The severe weather season can be as unpredictable as an Indians game. While baseball is a game of inches. The severe weather season will come down to a matter of degrees.

Central Indiana spent the winter and spring under the influence of La Nina, a colder, wetter weather pattern. Although a split in the jet stream kept winter snowfall well below average, we’ve had more than ten inches of precipitation since March 1st which is well above average.

This has also been an active spring for severe storms. So far this year Indiana has been hit by five tornadoes, mainly across the southern part of the state.

Mike Ryan, the Senior Meteorologist at the National Weather Service in Indianapolis said “It looks like near to above-average temperatures as we get into May, and really once you get into the first half of May the average high temperature is in the low 70s.”

Temperatures are forecasted to be slightly above average for the season. So, it looks like we’ve got a long, hot summer ahead.

In a typical summer, we’d have 19, 90-degree days at Victory Field. Great weather conditions for baseball, but also great conditions for severe storms.

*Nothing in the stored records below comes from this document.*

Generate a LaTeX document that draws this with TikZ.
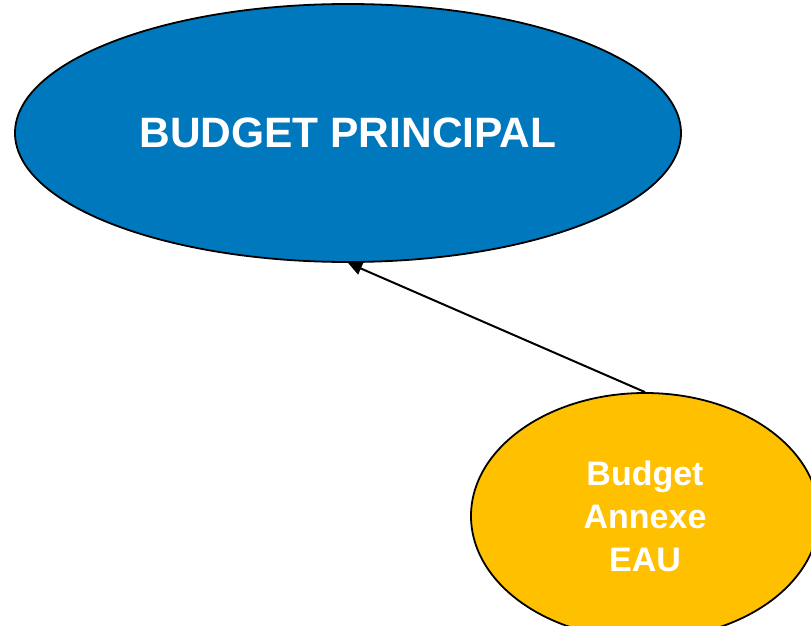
\documentclass[tikz,border=0pt]{standalone}
\usepackage{fontspec}
\setmainfont{Liberation Sans}
\usetikzlibrary{shapes.geometric,arrows.meta}
\definecolor{bblue}{HTML}{0078BE}
\definecolor{byellow}{HTML}{FFC000}
\begin{document}
\begin{tikzpicture}[x=1pt,y=1pt,
  bubble/.style={ellipse,draw=black,line width=1.8pt,inner sep=0pt,text=white,font=\bfseries,align=center}]
\useasboundingbox (0,0) rectangle (811,-626);
\clip (0,0) rectangle (811,-626);
\node[bubble,fill=bblue,minimum width=666pt,minimum height=258pt,font=\bfseries\fontsize{42.5}{48}\selectfont] (main) at (348,-133) {BUDGET PRINCIPAL};
\node[bubble,fill=byellow,minimum width=348pt,minimum height=246pt,font=\bfseries\fontsize{34}{43}\selectfont] (eau) at (645,-516) {Budget\\Annexe\\EAU};
\draw[line width=2pt,-{Triangle[length=14pt,width=13pt]}] (eau.north) -- (main.south);
\end{tikzpicture}
\end{document}
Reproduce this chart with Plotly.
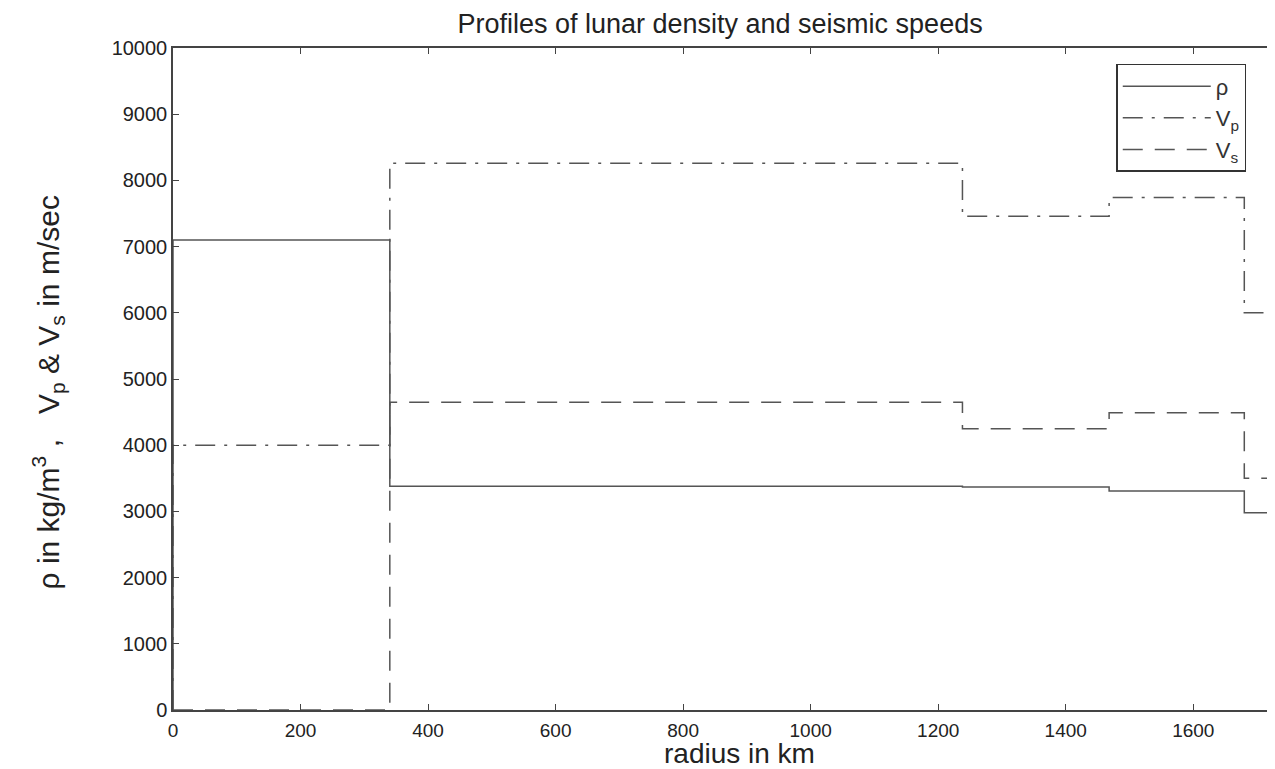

Ryan said “We still think that as we get into May and into June, just based on how things are aligning, that we’re going to go into a period where we see more active and more frequent severe weather. That could mean more flooding or additional threats for tornadoes as well.”

Precipitation for the season is forecast to be near average. That would mean a summer with frequent thunderstorms. Having more thunderstorms increases our chances for severe weather to occur. That’s why you need to know where to go when severe storms threaten. Whether you’re at home, at work or here enjoying a ballgame.

Cheyne Reiter, the Director of Communications for the Indianapolis Indians said, “When storms are threatening, we’ll put a message up on the video board in right field that says there is some inclement, some severe weather coming in toward Victory Field and we get fans out of the seating bowl as quickly as possible.”

From June first through the end of August, Indianapolis averages 12 inches of rain. You can expect a warmer, more active summer storm season and you can count on getting the forecast first at the top of every newscast with information you need to keep you and your family safe.